Кроме того, положение Екатерины осложняется новым кризисом, который на руку Франции, так как ослабляет Россию: речь идет о шведском кризисе, вызванном Густавом III. Молодой король близок к Франции. Он посетил ее, был принят королем, он приветствуется энциклопедистами, приглашается во все салоны и договаривается с Людовиком XV об ограничении места России в Европе. Екатерина II скажет о Густаве III: «Он – француз с ног до головы». Определение верно. Густав считает Россию своим исконным врагом и является весомым противником Северной системы. В ходе своего путешествия во Францию он подписывает в 1771 году секретное соглашение с Людовиком XV, обязуясь вытеснить Россию из Швеции – в этих целях ему обещана крупная финансовая помощь, – и готовит конституционную реформу, отменяющую Конституцию 1720 года, гарантом которой выступала Россия. Петр Великий включил эту гарантию в русско-шведский договор 1721 года. Реформа готовилась в секрете при поддержке Франции. Ее сильная сторона – обеспечение стабильной власти для короля, но прежде всего это вызов, брошенный России. Констатируя критичность положения Екатерины II в 1772 году – ввиду раздела Польши и войны в Турции, – Густав III заключил, что если она и сможет вдобавок воевать со Швецией, то с большим трудом. Поэтому он осуществил свой конституционный переворот в августе 1772 года. Екатерина II не спешила реагировать: она не могла, не подвергая себя опасности, открыть третий фронт и к тому же опасалась, как бы ее реакция не привела к заключению турецко-шведского союза против нее.

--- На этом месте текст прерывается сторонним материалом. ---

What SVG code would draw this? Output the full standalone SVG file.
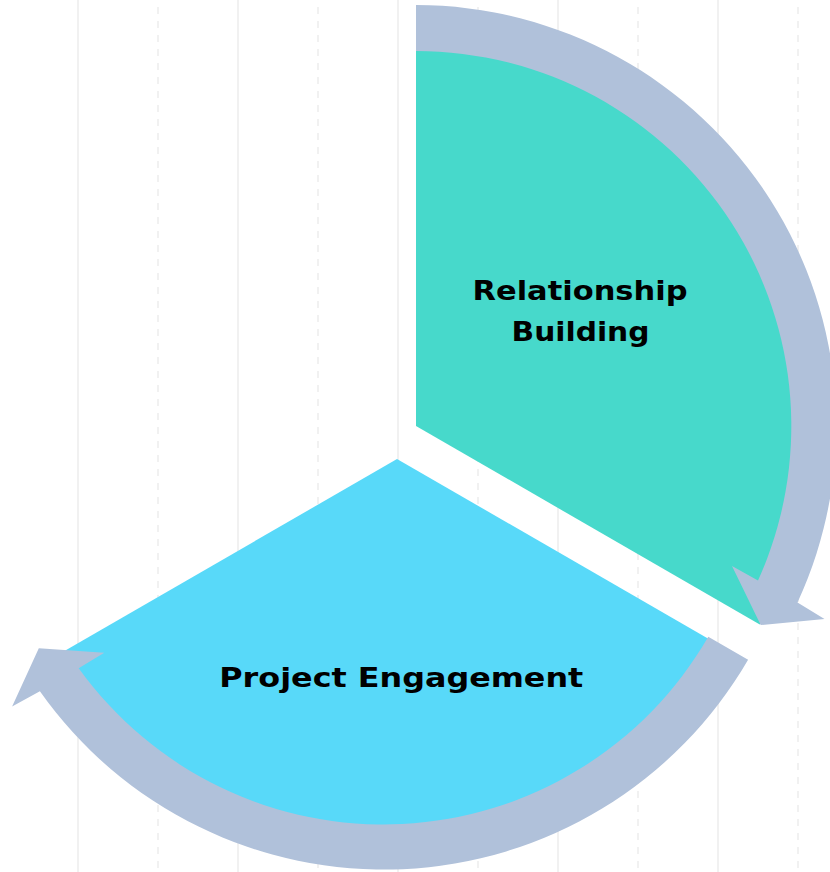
<svg xmlns="http://www.w3.org/2000/svg" xmlns:xlink="http://www.w3.org/1999/xlink" width="830" height="872" viewBox="0 0 830 872">
  <style>
    .grid { stroke: #EEEEEE; stroke-width: 1.6; fill: none; }
    .dash { stroke-dasharray: 7 7; stroke-dashoffset: 7; }
    .band { fill: #B0C1DA; }
    .label { font-family: "DejaVu Sans", "Liberation Sans", sans-serif; font-weight: bold; font-size: 26px; fill: #000000; text-anchor: middle; }
  </style>
  <defs>
    <path id="cycleArrow" d="M0,-421 A421,421 0 0 1 381.5,176.5 L408.5,193 L344.7,199 L316,140 L342,154.5 A375,375 0 0 0 0,-375 Z"/>
  </defs>
  <rect x="0" y="0" width="830" height="872" fill="#FFFFFF"/>
  <g id="grid">
    <line class="grid" x1="78" y1="0" x2="78" y2="872"/>
    <line class="grid dash" x1="158" y1="0" x2="158" y2="872"/>
    <line class="grid" x1="238" y1="0" x2="238" y2="872"/>
    <line class="grid dash" x1="318" y1="0" x2="318" y2="872"/>
    <line class="grid" x1="398" y1="0" x2="398" y2="872"/>
    <line class="grid dash" x1="478" y1="0" x2="478" y2="872"/>
    <line class="grid" x1="558" y1="0" x2="558" y2="872"/>
    <line class="grid dash" x1="638" y1="0" x2="638" y2="872"/>
    <line class="grid" x1="718" y1="0" x2="718" y2="872"/>
    <line class="grid dash" x1="798" y1="0" x2="798" y2="872"/>
  </g>
  <g id="node-relationship-building">
    <path d="M416,426 L416,29 A397,397 0 0 1 759.8,624.5 Z" fill="#47D9CB"/>
    <text class="label" x="580" y="299.5" textLength="215" lengthAdjust="spacingAndGlyphs">Relationship</text>
    <text class="label" x="580.5" y="341" textLength="138" lengthAdjust="spacingAndGlyphs">Building</text>
  </g>
  <g id="node-project-engagement">
    <path d="M397,459 L740.8,657.5 A397,397 0 0 1 53.2,657.5 Z" fill="#58D9F9"/>
    <text class="label" x="401.3" y="687.3" textLength="364" lengthAdjust="spacingAndGlyphs">Project Engagement</text>
  </g>
  <g id="connectors">
    <use xlink:href="#cycleArrow" href="#cycleArrow" class="band" transform="translate(416,426)"/>
    <use xlink:href="#cycleArrow" href="#cycleArrow" class="band" transform="translate(383.5,449.2) rotate(120)"/>
  </g>
</svg>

Она предпочла действовать осторожно, ограничившись отправкой войск в Финляндию. Фридрих II, взбешенный сдержанностью России, рвал и метал, угрожал Густаву III при поддержке короля Дании, который, как и он, хотел подтолкнуть Екатерину к решительным мерам. Но та продолжала бездействовать, внешне готовая склонить голову перед шведским вызовом. Людовик XV дал понять, что в случае русского вторжения Франция не сможет пассивно наблюдать агрессию против короля, поддержанного ее народом, и соответственно придет ему на помощь. К тому же Екатерина испытывала к Густаву III симпатию, о чем свидетельствует их переписка на безупречном французском. В итоге Екатерина смирилась с конституционным переворотом Густава III, политической независимостью Швеции и концом русского влияния в этой стране. Для Франции, потерпевшей серьезные поражения в Польше и Турции, «шведское дело» стало неоспоримой победой.